**Short task:** Transcribe the whole listing without a single picture.

▬▬▬▬▬▬▬▬▬▬

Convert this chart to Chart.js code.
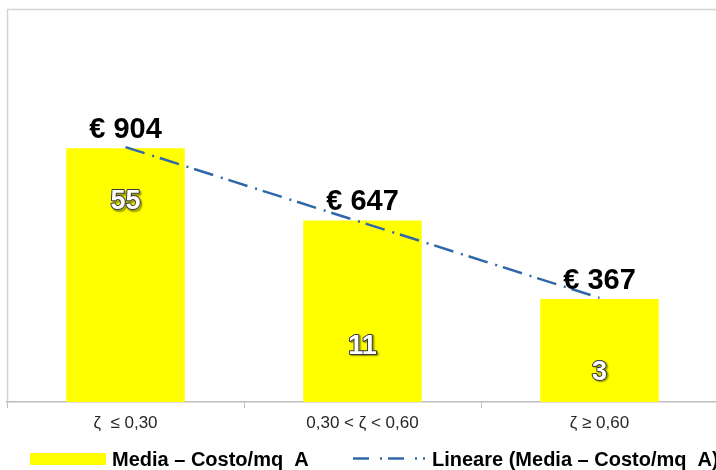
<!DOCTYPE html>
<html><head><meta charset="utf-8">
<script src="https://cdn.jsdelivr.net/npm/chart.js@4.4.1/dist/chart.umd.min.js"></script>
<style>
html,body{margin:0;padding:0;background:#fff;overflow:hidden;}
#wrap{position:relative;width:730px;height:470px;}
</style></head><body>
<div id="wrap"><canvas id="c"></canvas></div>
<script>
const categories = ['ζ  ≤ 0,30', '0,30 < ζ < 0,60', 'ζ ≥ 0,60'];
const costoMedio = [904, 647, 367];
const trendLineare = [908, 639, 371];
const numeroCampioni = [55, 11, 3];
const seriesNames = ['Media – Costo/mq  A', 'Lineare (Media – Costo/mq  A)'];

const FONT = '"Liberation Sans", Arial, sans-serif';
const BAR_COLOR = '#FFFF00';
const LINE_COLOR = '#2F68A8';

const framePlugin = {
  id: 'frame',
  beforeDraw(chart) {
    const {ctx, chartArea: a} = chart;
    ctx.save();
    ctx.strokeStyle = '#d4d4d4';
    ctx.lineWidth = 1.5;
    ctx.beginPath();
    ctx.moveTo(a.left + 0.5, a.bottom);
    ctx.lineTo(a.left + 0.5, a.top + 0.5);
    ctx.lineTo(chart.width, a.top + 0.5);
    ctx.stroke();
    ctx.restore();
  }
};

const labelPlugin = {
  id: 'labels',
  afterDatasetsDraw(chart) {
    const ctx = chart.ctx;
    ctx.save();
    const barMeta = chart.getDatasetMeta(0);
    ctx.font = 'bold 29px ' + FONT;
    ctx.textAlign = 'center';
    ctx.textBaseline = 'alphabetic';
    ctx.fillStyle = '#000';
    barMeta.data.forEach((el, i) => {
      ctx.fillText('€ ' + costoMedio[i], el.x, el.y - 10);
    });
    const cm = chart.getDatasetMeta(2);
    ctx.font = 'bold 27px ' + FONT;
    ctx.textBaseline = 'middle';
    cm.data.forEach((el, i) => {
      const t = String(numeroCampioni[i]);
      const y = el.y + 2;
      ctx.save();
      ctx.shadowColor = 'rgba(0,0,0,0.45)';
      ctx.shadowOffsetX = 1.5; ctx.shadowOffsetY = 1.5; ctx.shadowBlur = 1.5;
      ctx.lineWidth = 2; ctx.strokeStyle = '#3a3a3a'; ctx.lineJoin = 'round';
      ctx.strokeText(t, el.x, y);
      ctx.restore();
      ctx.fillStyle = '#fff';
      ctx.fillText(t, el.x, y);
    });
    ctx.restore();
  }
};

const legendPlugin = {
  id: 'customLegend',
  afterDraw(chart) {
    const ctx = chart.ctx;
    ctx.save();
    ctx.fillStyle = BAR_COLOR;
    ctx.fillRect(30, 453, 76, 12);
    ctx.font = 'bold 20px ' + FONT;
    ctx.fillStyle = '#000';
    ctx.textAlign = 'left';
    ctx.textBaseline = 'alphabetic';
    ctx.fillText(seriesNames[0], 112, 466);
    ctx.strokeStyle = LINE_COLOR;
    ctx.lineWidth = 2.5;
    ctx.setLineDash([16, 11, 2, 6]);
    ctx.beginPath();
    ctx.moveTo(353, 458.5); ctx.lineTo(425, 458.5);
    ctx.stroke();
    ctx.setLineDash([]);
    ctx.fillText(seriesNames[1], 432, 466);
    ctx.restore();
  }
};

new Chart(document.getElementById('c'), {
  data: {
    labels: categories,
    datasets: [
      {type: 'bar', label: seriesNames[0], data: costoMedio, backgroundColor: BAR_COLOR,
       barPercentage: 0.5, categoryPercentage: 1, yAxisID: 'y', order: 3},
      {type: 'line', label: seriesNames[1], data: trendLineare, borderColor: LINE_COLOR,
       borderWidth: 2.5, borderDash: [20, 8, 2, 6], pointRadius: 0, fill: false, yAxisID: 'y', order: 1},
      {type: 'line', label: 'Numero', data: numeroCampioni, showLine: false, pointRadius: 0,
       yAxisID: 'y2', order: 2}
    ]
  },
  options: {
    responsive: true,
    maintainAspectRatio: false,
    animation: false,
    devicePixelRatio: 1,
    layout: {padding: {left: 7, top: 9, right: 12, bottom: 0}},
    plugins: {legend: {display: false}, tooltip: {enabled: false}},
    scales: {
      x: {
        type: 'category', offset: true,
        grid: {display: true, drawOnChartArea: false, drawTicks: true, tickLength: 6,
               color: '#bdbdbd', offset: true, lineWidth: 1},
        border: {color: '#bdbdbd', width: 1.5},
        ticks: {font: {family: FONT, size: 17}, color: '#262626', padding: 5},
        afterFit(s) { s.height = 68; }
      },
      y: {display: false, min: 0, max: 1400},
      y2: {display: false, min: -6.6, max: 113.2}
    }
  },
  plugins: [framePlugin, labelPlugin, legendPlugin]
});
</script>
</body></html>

▬▬▬▬▬▬▬▬▬▬

**Complete response:**
Convert this chart to Chart.js code.
<!DOCTYPE html>
<html><head><meta charset="utf-8">
<script src="https://cdn.jsdelivr.net/npm/chart.js@4.4.1/dist/chart.umd.min.js"></script>
<style>
html,body{margin:0;padding:0;background:#fff;overflow:hidden;}
#wrap{position:relative;width:730px;height:470px;}
</style></head><body>
<div id="wrap"><canvas id="c"></canvas></div>
<script>
const categories = ['ζ  ≤ 0,30', '0,30 < ζ < 0,60', 'ζ ≥ 0,60'];
const costoMedio = [904, 647, 367];
const trendLineare = [908, 639, 371];
const numeroCampioni = [55, 11, 3];
const seriesNames = ['Media – Costo/mq  A', 'Lineare (Media – Costo/mq  A)'];

const FONT = '"Liberation Sans", Arial, sans-serif';
const BAR_COLOR = '#FFFF00';
const LINE_COLOR = '#2F68A8';

const framePlugin = {
  id: 'frame',
  beforeDraw(chart) {
    const {ctx, chartArea: a} = chart;
    ctx.save();
    ctx.strokeStyle = '#d4d4d4';
    ctx.lineWidth = 1.5;
    ctx.beginPath();
    ctx.moveTo(a.left + 0.5, a.bottom);
    ctx.lineTo(a.left + 0.5, a.top + 0.5);
    ctx.lineTo(chart.width, a.top + 0.5);
    ctx.stroke();
    ctx.restore();
  }
};

const labelPlugin = {
  id: 'labels',
  afterDatasetsDraw(chart) {
    const ctx = chart.ctx;
    ctx.save();
    const barMeta = chart.getDatasetMeta(0);
    ctx.font = 'bold 29px ' + FONT;
    ctx.textAlign = 'center';
    ctx.textBaseline = 'alphabetic';
    ctx.fillStyle = '#000';
    barMeta.data.forEach((el, i) => {
      ctx.fillText('€ ' + costoMedio[i], el.x, el.y - 10);
    });
    const cm = chart.getDatasetMeta(2);
    ctx.font = 'bold 27px ' + FONT;
    ctx.textBaseline = 'middle';
    cm.data.forEach((el, i) => {
      const t = String(numeroCampioni[i]);
      const y = el.y + 2;
      ctx.save();
      ctx.shadowColor = 'rgba(0,0,0,0.45)';
      ctx.shadowOffsetX = 1.5; ctx.shadowOffsetY = 1.5; ctx.shadowBlur = 1.5;
      ctx.lineWidth = 2; ctx.strokeStyle = '#3a3a3a'; ctx.lineJoin = 'round';
      ctx.strokeText(t, el.x, y);
      ctx.restore();
      ctx.fillStyle = '#fff';
      ctx.fillText(t, el.x, y);
    });
    ctx.restore();
  }
};

const legendPlugin = {
  id: 'customLegend',
  afterDraw(chart) {
    const ctx = chart.ctx;
    ctx.save();
    ctx.fillStyle = BAR_COLOR;
    ctx.fillRect(30, 453, 76, 12);
    ctx.font = 'bold 20px ' + FONT;
    ctx.fillStyle = '#000';
    ctx.textAlign = 'left';
    ctx.textBaseline = 'alphabetic';
    ctx.fillText(seriesNames[0], 112, 466);
    ctx.strokeStyle = LINE_COLOR;
    ctx.lineWidth = 2.5;
    ctx.setLineDash([16, 11, 2, 6]);
    ctx.beginPath();
    ctx.moveTo(353, 458.5); ctx.lineTo(425, 458.5);
    ctx.stroke();
    ctx.setLineDash([]);
    ctx.fillText(seriesNames[1], 432, 466);
    ctx.restore();
  }
};

new Chart(document.getElementById('c'), {
  data: {
    labels: categories,
    datasets: [
      {type: 'bar', label: seriesNames[0], data: costoMedio, backgroundColor: BAR_COLOR,
       barPercentage: 0.5, categoryPercentage: 1, yAxisID: 'y', order: 3},
      {type: 'line', label: seriesNames[1], data: trendLineare, borderColor: LINE_COLOR,
       borderWidth: 2.5, borderDash: [20, 8, 2, 6], pointRadius: 0, fill: false, yAxisID: 'y', order: 1},
      {type: 'line', label: 'Numero', data: numeroCampioni, showLine: false, pointRadius: 0,
       yAxisID: 'y2', order: 2}
    ]
  },
  options: {
    responsive: true,
    maintainAspectRatio: false,
    animation: false,
    devicePixelRatio: 1,
    layout: {padding: {left: 7, top: 9, right: 12, bottom: 0}},
    plugins: {legend: {display: false}, tooltip: {enabled: false}},
    scales: {
      x: {
        type: 'category', offset: true,
        grid: {display: true, drawOnChartArea: false, drawTicks: true, tickLength: 6,
               color: '#bdbdbd', offset: true, lineWidth: 1},
        border: {color: '#bdbdbd', width: 1.5},
        ticks: {font: {family: FONT, size: 17}, color: '#262626', padding: 5},
        afterFit(s) { s.height = 68; }
      },
      y: {display: false, min: 0, max: 1400},
      y2: {display: false, min: -6.6, max: 113.2}
    }
  },
  plugins: [framePlugin, labelPlugin, legendPlugin]
});
</script>
</body></html>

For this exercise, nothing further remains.